The electric 2CV, like its ancestor, is not a car for hurry. Its modest performance, its easygoing nature, its clear preference for meandering side streets over thunderous highways—all these encourage a different pace of living. Windows rolled down, elbow on the sill, watching the world slide past not as scenery but as a series of possible stops. A café you haven’t tried. A field where storks stand silent. A detour through a village whose name has always just been a blur on a road sign.

The original did this because it had no choice; speed and sophistication were never part of its vocabulary. The electric version chooses it. Surrounded by road-going computers that boast of zero-to-hundred times like competitive sprinters, it quietly advocates for a gentler metric: how slowly you can go without feeling restless. How much of your journey you can actually inhabit, rather than endure.

Perhaps that, more than any design cue or engineering detail, is where the two cars truly meet across sixty years. In a world that has learned to worship acceleration—in stock markets, in supply chains, in data speeds—this small French car, humming softly on battery power, still whispers the same counter-message: enough is enough. Look around. Breathe. The point is not to arrive; it’s to travel.

FAQs

Is the new electric 2CV an official Citroën model?

In many cases, the electric versions seen on the road today are either limited-production reinterpretations, concept-inspired projects, or conversions of existing classic 2CVs. Official involvement can vary depending on the specific project and market, but the spirit clearly draws from Citroën’s historic icon.

Can a classic 2CV be converted to electric power?

Yes. Specialized workshops offer conversion kits and complete services to transform an original petrol-powered 2CV into an electric vehicle. This usually involves replacing the engine and fuel system with an electric motor and battery pack, while retaining most of the car’s body and interior charm.

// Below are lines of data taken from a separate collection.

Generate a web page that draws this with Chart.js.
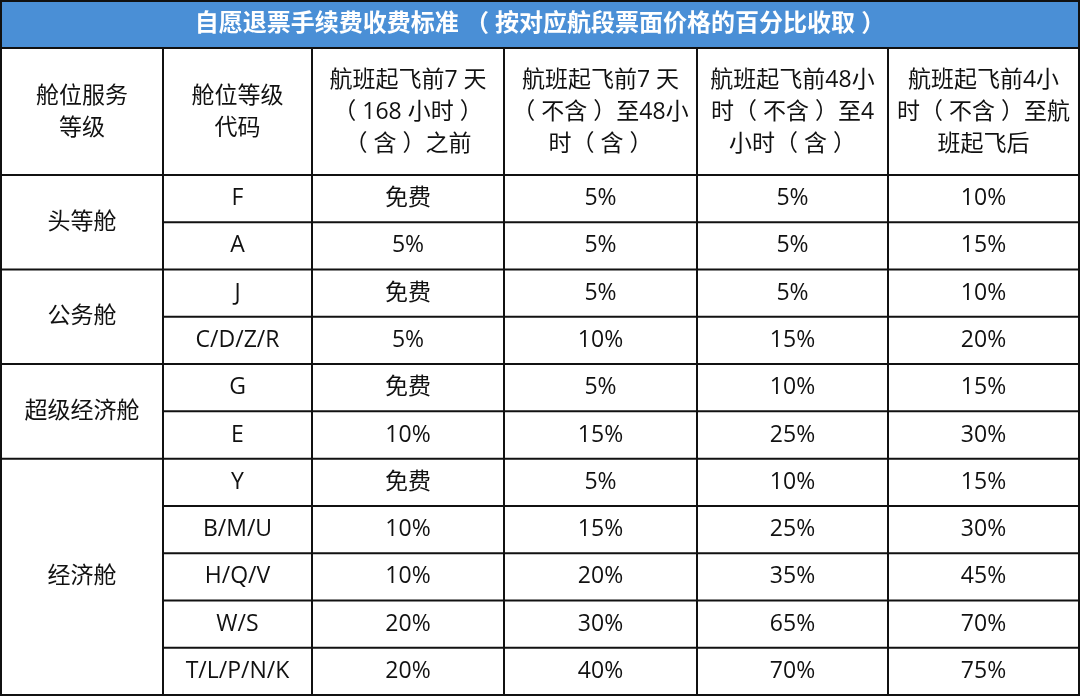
<!DOCTYPE html>
<html><head><meta charset="utf-8">
<script src="https://cdn.jsdelivr.net/npm/chart.js@4"></script>
<style>html,body{margin:0;padding:0;background:#fff}canvas{display:block}</style>
</head><body>
<canvas id="c" width="1080" height="696"></canvas>
<script>
const title = "自愿退票手续费收费标准 （ 按对应航段票面价格的百分比收取 ）";
const headers = [
  ["舱位服务","等级"],
  ["舱位等级","代码"],
  ["航班起飞前7 天","（ 168 小时 ）","（ 含 ）之前"],
  ["航班起飞前7 天","（ 不含 ）至48小","时（ 含 ）"],
  ["航班起飞前48小","时（ 不含 ）至4","小时（ 含 ）"],
  ["航班起飞前4小","时（ 不含 ）至航","班起飞后"]
];
const groups = ["头等舱","公务舱","超级经济舱","经济舱"];
const groupSpans = [2,2,2,5];
const codes = ["F","A","J","C/D/Z/R","G","E","Y","B/M/U","H/Q/V","W/S","T/L/P/N/K"];
const fee7d = ["免费","5%","免费","5%","免费","10%","免费","10%","10%","20%","20%"];
const fee48h = ["5%","5%","5%","10%","5%","15%","5%","15%","20%","30%","40%"];
const fee4h = ["5%","5%","5%","15%","10%","25%","10%","25%","35%","65%","70%"];
const feeAfter = ["10%","15%","10%","20%","15%","30%","15%","30%","45%","70%","75%"];

const colX = [1,163,312,504,697,888,1079];
const titleBottom = 48, headBottom = 175, tableBottom = 695;
const FONT = '"Open Sans","Noto Sans CJK SC",sans-serif';

const tablePlugin = {
  id:'table',
  afterDraw(chart){
    const ctx = chart.ctx, xs = chart.scales.x, ys = chart.scales.y;
    const X = v=>xs.getPixelForValue(v), Y = v=>ys.getPixelForValue(v);
    const n = codes.length, rowH = (tableBottom-headBottom)/n;
    const rowY = i=>headBottom+i*rowH;
    ctx.save();
    ctx.fillStyle='#4a8fd6';
    ctx.fillRect(X(0),Y(0),X(1080)-X(0),Y(titleBottom)-Y(0));
    ctx.fillStyle='#fff'; ctx.textAlign='center'; ctx.textBaseline='middle';
    ctx.font='bold 24px '+FONT;
    ctx.fillText(title, X(540), Y(24));
    ctx.fillStyle='#111';
    ctx.font='23px '+FONT;
    headers.forEach((lines,c)=>{
      const cx=(colX[c]+colX[c+1])/2, lh=32, mid=(titleBottom+headBottom)/2+1;
      lines.forEach((t,k)=>ctx.fillText(t,X(cx),Y(mid+(k-(lines.length-1)/2)*lh)));
    });
    const cols=[codes,fee7d,fee48h,fee4h,feeAfter];
    for(let i=0;i<n;i++){
      cols.forEach((arr,c)=>{
        const cx=(colX[c+1]+colX[c+2])/2;
        ctx.fillText(arr[i],X(cx),Y(rowY(i)+rowH/2));
      });
    }
    let r=0;
    groups.forEach((g,gi)=>{
      const y0=rowY(r), y1=rowY(r+groupSpans[gi]);
      ctx.fillText(g,X((colX[0]+colX[1])/2),Y((y0+y1)/2));
      r+=groupSpans[gi];
    });
    ctx.strokeStyle='#111'; ctx.lineWidth=2;
    const line=(x0,y0,x1,y1)=>{ctx.beginPath();ctx.moveTo(X(x0),Y(y0));ctx.lineTo(X(x1),Y(y1));ctx.stroke();};
    line(0,1,1080,1); line(1,0,1,696); line(1079,0,1079,696);
    line(0,titleBottom,1080,titleBottom); line(0,headBottom,1080,headBottom); line(0,tableBottom,1080,tableBottom);
    colX.slice(1,-1).forEach(x=>line(x,titleBottom,x,tableBottom));
    r=0;
    groupSpans.forEach(s=>{
      for(let k=1;k<s;k++) line(colX[1],rowY(r+k),1080,rowY(r+k));
      r+=s; if(r<n) line(0,rowY(r),1080,rowY(r));
    });
    ctx.restore();
  }
};

new Chart(document.getElementById('c'),{
  type:'scatter',
  data:{datasets:[{data:[]}]},
  options:{
    responsive:false, animation:false, devicePixelRatio:1,
    layout:{padding:0},
    plugins:{legend:{display:false},tooltip:{enabled:false}},
    scales:{
      x:{type:'linear',min:0,max:1080,display:false},
      y:{type:'linear',min:0,max:696,reverse:true,display:false}
    }
  },
  plugins:[tablePlugin]
});
</script>
</body></html>
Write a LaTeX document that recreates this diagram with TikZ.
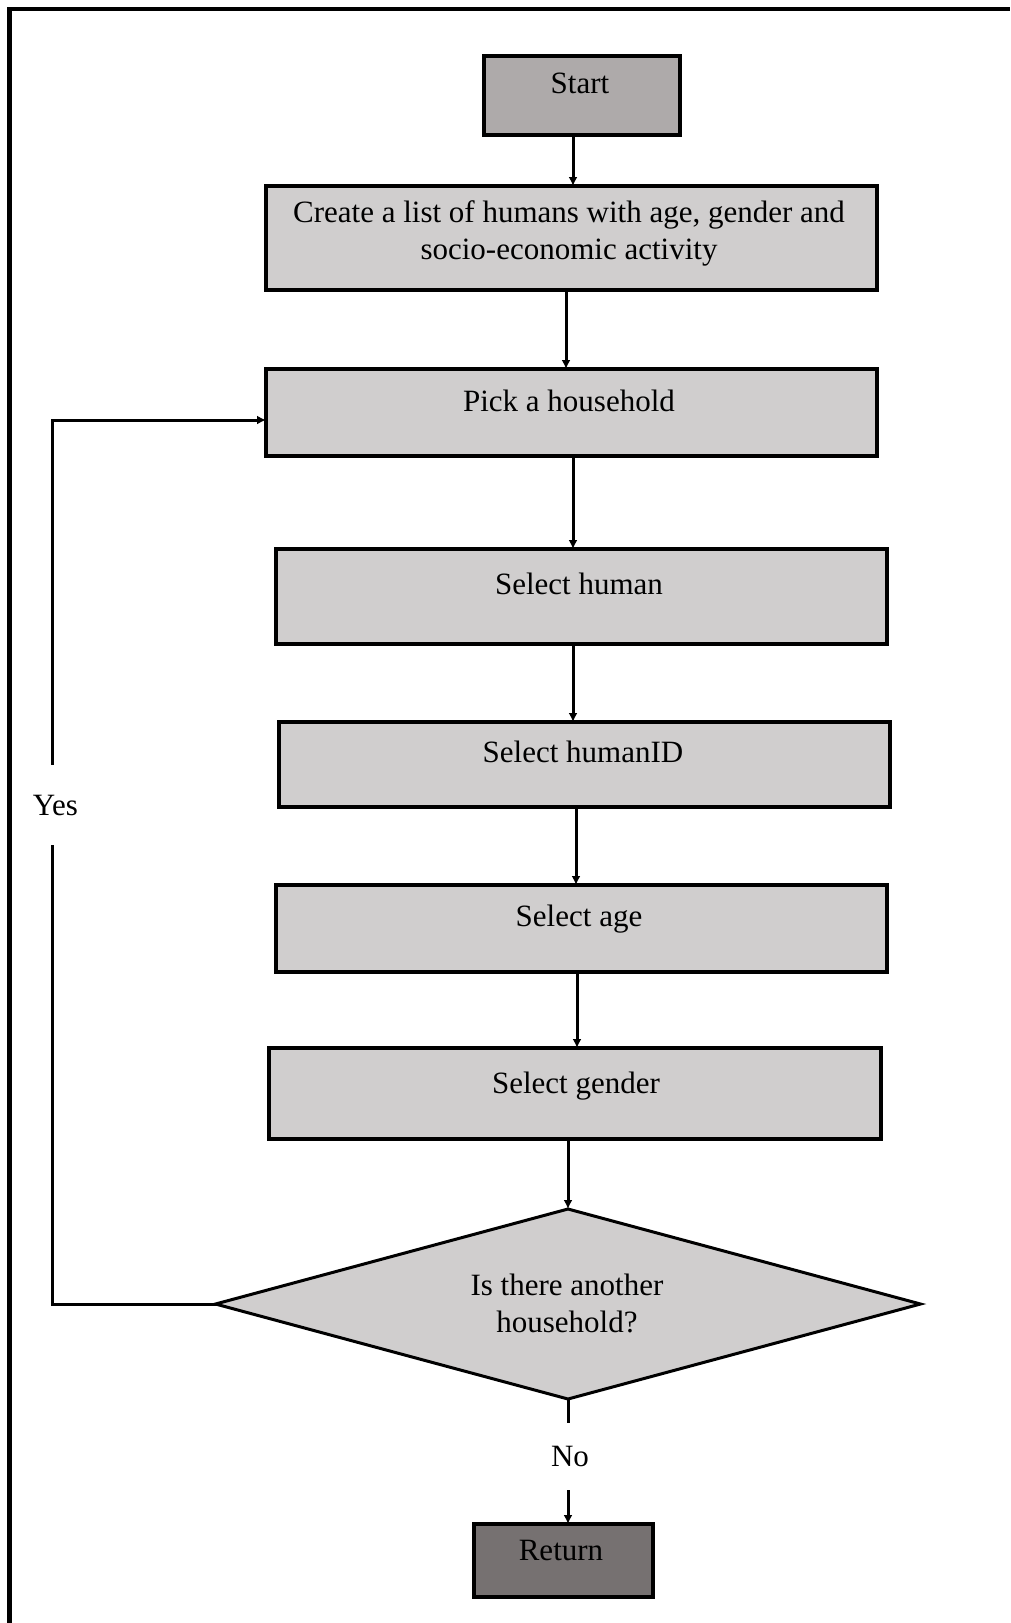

Does the electric version feel like driving the original?

It feels familiar in shape, posture, and perspective on the road, but the driving sensations are different. The classic engine’s vibrations, sounds, and quirks are replaced by smooth, quiet operation. Some drivers find this more relaxing; others miss the mechanical character of the original.

Is the electric 2CV suitable for long trips?

Most electric reinterpretations are designed primarily for urban and short to medium regional use. While longer journeys are possible with careful planning and access to charging, range and charging infrastructure can limit spontaneous, cross-country adventures compared with the old days of fuel pumps in every village.

What does bringing back the 2CV in electric form really mean?

It’s less about reviving a cheap farmer’s car and more about reimagining a cultural symbol for a new era. The electric 2CV embodies nostalgia, ecological concern, and a desire for simpler, slower travel—while reminding us that technology can change radically without entirely erasing the stories that shaped us.